The report specifically details how State Department officials warned former Secretary of State Rex Tillerson that ending TPS could spur countries like El Salvador and Honduras to scale back their cooperation on anti-gang and anti-drug initiatives. Experts also warned that terminating TPS could lead to a wave of deportations at an unprecedented scale, and could incite more migration from Central America and Haiti to the U.S.-Mexico border. Notably, several U.S. embassy officials emphasized that TPS individuals would be deported, often accompanied by their U.S. citizen children. Their children would be highly susceptible to gang recruitment, violence spurred by gangs, and would face challenges accessing basic services. 

Tillerson and his staff ignored these warnings and instead recommended that TPS be terminated for El Salvador, Honduras, and Haiti within 18 months, a decision that, according to documents, was based partly on concerns about the political costs of ending TPS in the middle of the 2020 elections. 

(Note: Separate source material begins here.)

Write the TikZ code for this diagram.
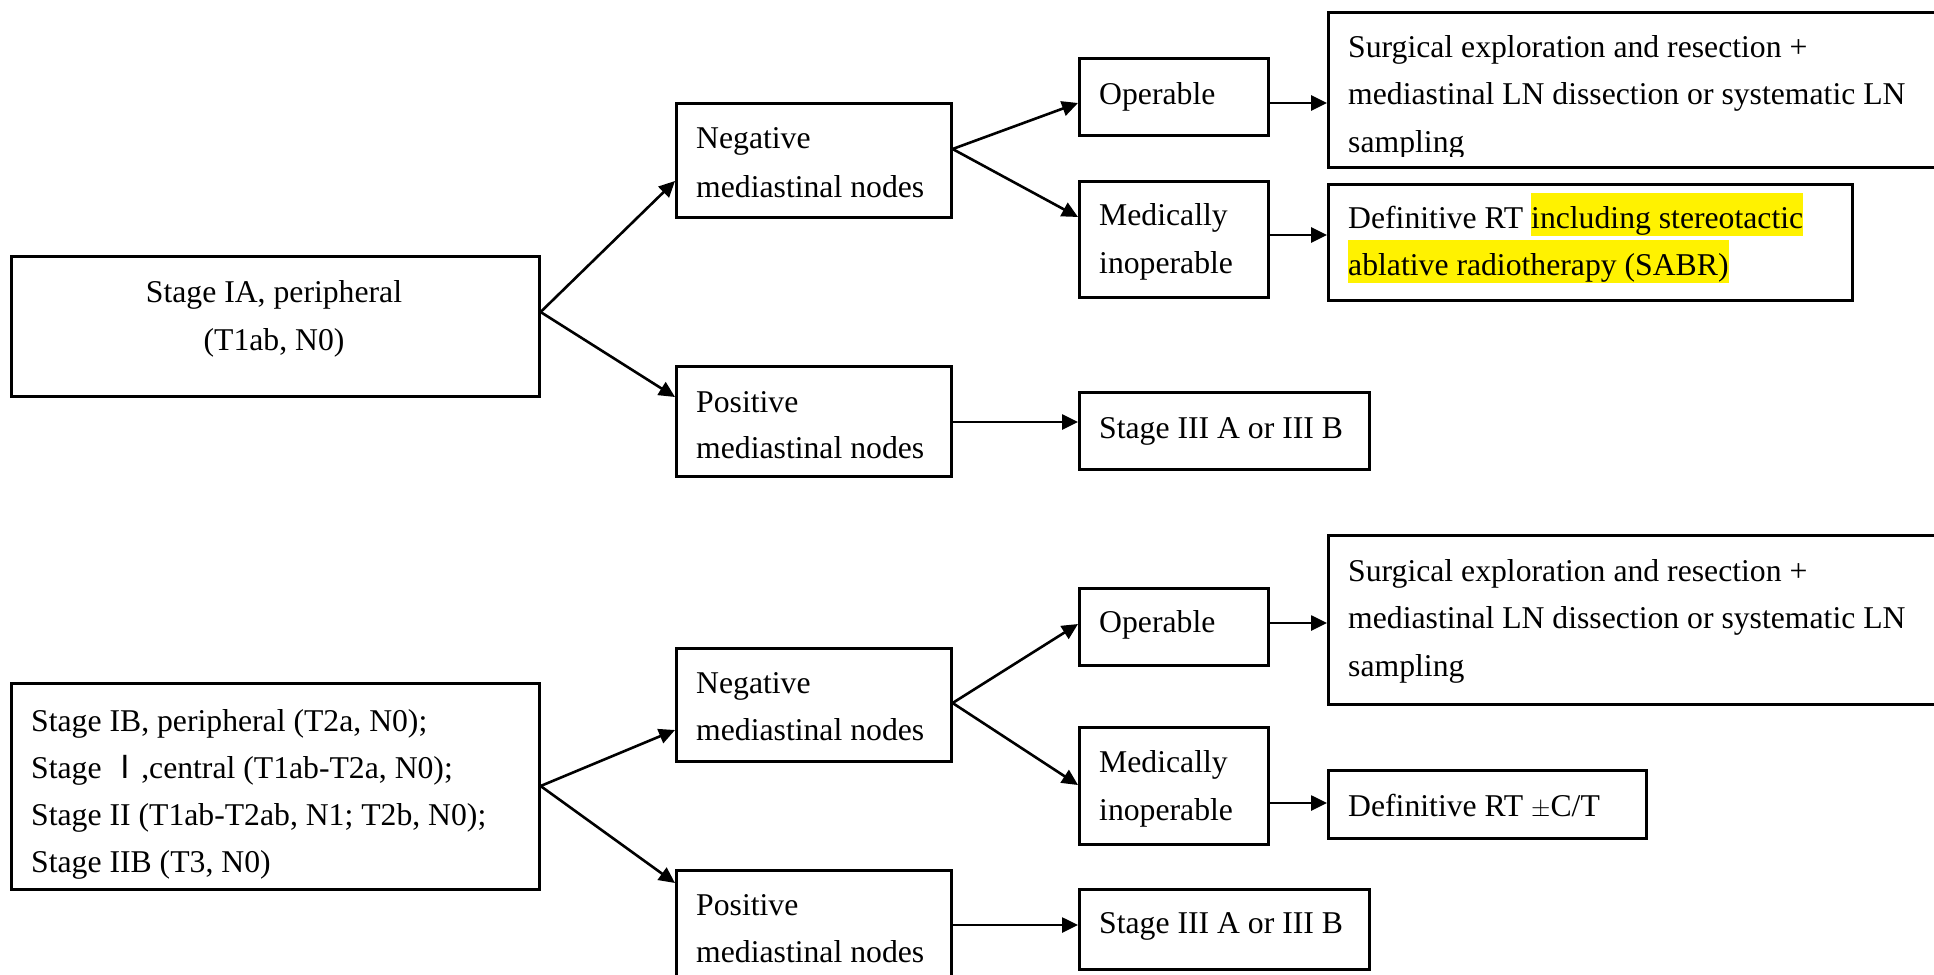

With the release of the Senate Foreign Relations Committee report, as requested by Senator Menendez, the State Department Office of the Inspector General should conduct a full and complete investigation into the decision-making process behind the termination of TPS.

“We’ve long seen the heart-wrenching impacts of the Trump administration’s cruel approach to migration, but this report adds a layer of crassness to their actions: the political considerations that drove efforts to end TPS for hundreds of thousands of families and children already living in the United States,” said Geoff Thale, Vice President for Programs at research and advocacy group the Washington Office on Latin America (WOLA). “For all of President Trump’s tough talk on Central American migration, it’s clear that his only priority is winning re-election; even if it means separating families, strengthening recruitment efforts for Central American gangs, and imperiling U.S. national security interests along the way.” 

The House already passed the Dream And Promise Act, which would grant TPS recipients—as well as recipients of the Deferred Action for Childhood Arrivals (DACA) and Deferred Enforced Departure (DED) relief programs—a pathway to residency and citizenship in the United States. The Senate has not moved on the SECURE or DREAM acts that would legislate similar protections. 

“TPS, DACA, and DED recipients have been stuck in limbo for years,” said Thale. “The best way to protect them is for Congress to immediately provide a solution to their uncertainty.”